By first verifying the integrity of the environment, we are able to prevent compromise before the firmware even loads. Usually this process is a kind of reset. Any system component state is reset to known values. This can also disable JTAG debugging and other invasive features that could enable code tampering.
Next, we want to verify the code you intend to run is the code you loaded. Public-key crypto makes this easy. Let's look at the way many vendors do this.
Known Public Keys and Verifying Signatures
Many such devices, from vendors like Broadcom, Atmel, Maxim Integrated and even Intel, have a one-time programmable memory (OTP). This memory is large enough to store a SHA-2 hash - usually SHA-256, so 32 bytes. By design, this memory stores a hash of your firmware signing public key. When the device powers on, and its internal bootloader or microcode takes over, it will read this memory. As a device vendor, you program this with a hash of your public key per the ASIC vendor's spec.
The root of trust in a device is that key hash. So when you program the key hash, you need to ensure it isn't tampered with. This is where a trusted manufacturing facility comes in. Programming this hash in a trusted environment decreases the likelihood of someone swapping the key out for one of their own.
Your complete firmware image is then signed with the private half of that key. Your firmware image needs a structure known to the ROM or device for loading and verification. You need to provide 3 key pieces of information:
- your public key (the one you programmed the hash of),
- your firmware image and
- the signature for that firmware image.
The device will read your public key, hash it, then compare the hash to the known key hash in the OTP memory. If this matches, it will proceed to load the firmware image. Finally, after hashing the firmware image, it will check that the hash encrypted in the signature matches the hash it calculated, using the known public key.
If the hash in the signature matches, then the ROM can transfer control of the device over to your firmware image.

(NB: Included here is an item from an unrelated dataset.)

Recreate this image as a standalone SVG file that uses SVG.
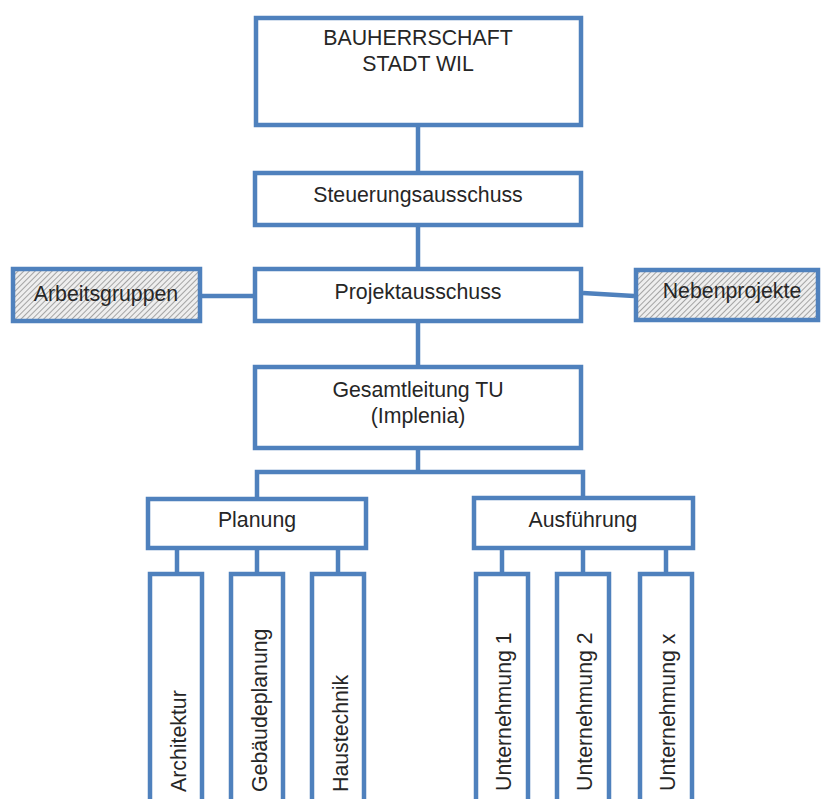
<svg xmlns="http://www.w3.org/2000/svg" width="822" height="799" viewBox="0 0 822 799">
<defs>
<pattern id="hatch" width="4" height="4" patternUnits="userSpaceOnUse" patternTransform="rotate(45)">
<rect width="4" height="4" fill="#eeeeee"/>
<line x1="0" y1="0" x2="0" y2="4" stroke="#8c8c8c" stroke-width="1.5"/>
</pattern>
<style>
.box{fill:#ffffff;stroke:#4F81BD;stroke-width:4.5}
.hbox{fill:url(#hatch);stroke:#4F81BD;stroke-width:4.5}
.con{fill:none;stroke:#4F81BD;stroke-width:4.5}
text{font-family:"Liberation Sans",Arial,sans-serif;font-size:21.3px;fill:#262626}
.c{text-anchor:middle}
</style>
</defs>
<rect width="822" height="799" fill="#ffffff"/>
<g id="connectors">
<line class="con" x1="418" y1="127" x2="418" y2="171"/>
<line class="con" x1="418" y1="227" x2="418" y2="267"/>
<line class="con" x1="418" y1="323" x2="418" y2="365"/>
<polyline class="con" points="418,450 418,472"/>
<polyline class="con" points="257,497 257,472 583,472 583,496"/>
<line class="con" x1="202" y1="296" x2="253" y2="296"/>
<line class="con" x1="583" y1="293" x2="634" y2="296"/>
<line class="con" x1="177" y1="550" x2="177" y2="572"/>
<line class="con" x1="257" y1="550" x2="257" y2="572"/>
<line class="con" x1="338" y1="550" x2="338" y2="572"/>
<line class="con" x1="502" y1="550" x2="502" y2="572"/>
<line class="con" x1="583" y1="550" x2="583" y2="572"/>
<line class="con" x1="666" y1="550" x2="666" y2="572"/>
</g>
<g id="bauherrschaft">
<rect class="box" x="256" y="18" width="325" height="107"/>
<text class="c" x="418" y="45">BAUHERRSCHAFT</text>
<text class="c" x="418" y="71">STADT WIL</text>
</g>
<g id="steuerungsausschuss">
<rect class="box" x="255" y="173" width="326" height="52"/>
<text class="c" x="418" y="202">Steuerungsausschuss</text>
</g>
<g id="projektausschuss">
<rect class="box" x="255" y="269" width="326" height="52"/>
<text class="c" x="418" y="299">Projektausschuss</text>
</g>
<g id="arbeitsgruppen">
<rect class="hbox" x="13" y="269" width="187" height="52"/>
<text class="c" x="106" y="301">Arbeitsgruppen</text>
</g>
<g id="nebenprojekte">
<rect class="hbox" x="636" y="270" width="182" height="50"/>
<text class="c" x="732" y="298">Nebenprojekte</text>
</g>
<g id="gesamtleitung">
<rect class="box" x="255" y="367" width="326" height="81"/>
<text class="c" x="418" y="397">Gesamtleitung TU</text>
<text class="c" x="418" y="423">(Implenia)</text>
</g>
<g id="planung">
<rect class="box" x="148" y="499" width="218" height="49"/>
<text class="c" x="257" y="527">Planung</text>
</g>
<g id="ausfuehrung">
<rect class="box" x="474" y="498" width="219" height="50"/>
<text class="c" x="583" y="527">Ausführung</text>
</g>
<g id="architektur">
<rect class="box" x="150" y="574" width="52" height="260"/>
<text transform="translate(186,792) rotate(-90)">Architektur</text>
</g>
<g id="gebaeudeplanung">
<rect class="box" x="231" y="574" width="52" height="260"/>
<text transform="translate(267,792) rotate(-90)">Gebäudeplanung</text>
</g>
<g id="haustechnik">
<rect class="box" x="312" y="574" width="52" height="260"/>
<text transform="translate(348,792) rotate(-90)">Haustechnik</text>
</g>
<g id="unternehmung1">
<rect class="box" x="476" y="574" width="52" height="260"/>
<text transform="translate(511,791) rotate(-90)">Unternehmung 1</text>
</g>
<g id="unternehmung2">
<rect class="box" x="557" y="574" width="52" height="260"/>
<text transform="translate(592,791) rotate(-90)">Unternehmung 2</text>
</g>
<g id="unternehmungx">
<rect class="box" x="640" y="574" width="52" height="260"/>
<text transform="translate(675,791) rotate(-90)">Unternehmung x</text>
</g>
</svg>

If your device doesn't need to load any more code, the trust stops here. Assuming your software is perfect, you can make guarantees that only the code you desire runs on the device. We know that's not the case though. You should follow some of our recommendations to at least make it harder for untrusted code to run.
But, if this stage of the firmware loads code, you need to perform the exact same checks the bootloader did. Every chunk of code that is to run with any degree of privilege needs to have its origin verified. You can trust that the current firmware load has not been tampered with, including data in the load. This means you can use different keys from that programmed into the device. This could maybe represent different trusted code providers.
The Chain of Trust
A chain of trust is the chain of attestation that the software running is what the vendor intended it be. A transient property follows. When you verify code against a set of trusted keys, you know it can be at least as trusted as the module that loaded it. Generally, as you load code further down the chain of trust, you want that newly loaded code to have less and less privilege. The chain of trust guarantees that the device and privilege setup has been performed correctly. Authenticating and validating the code loaded at each link in the chain is crucial.
For example, verifying the trustworthiness of the kernel is the bootloader's job. The bootloader will verify the kernel's signature, load, then run it. The kernel's job is to set up and attest for the environment that processes run in. These processes will run at much lower privilege level than the kernel. But, the kernel may run at the same level of trust as the boot loader.
This is hardly a perfect solution. Anywhere a user can control inputs, there is risk. Bugs can crop up anywhere, enabling an attacker to break a chain of trust. Verification of software is crucial at this stage. But building a chain of trust at least lets you make guarantees that software further up the chain did its job. So when the kernel tells a task it is secure and locked down, it can believe it, and operate under that assumption.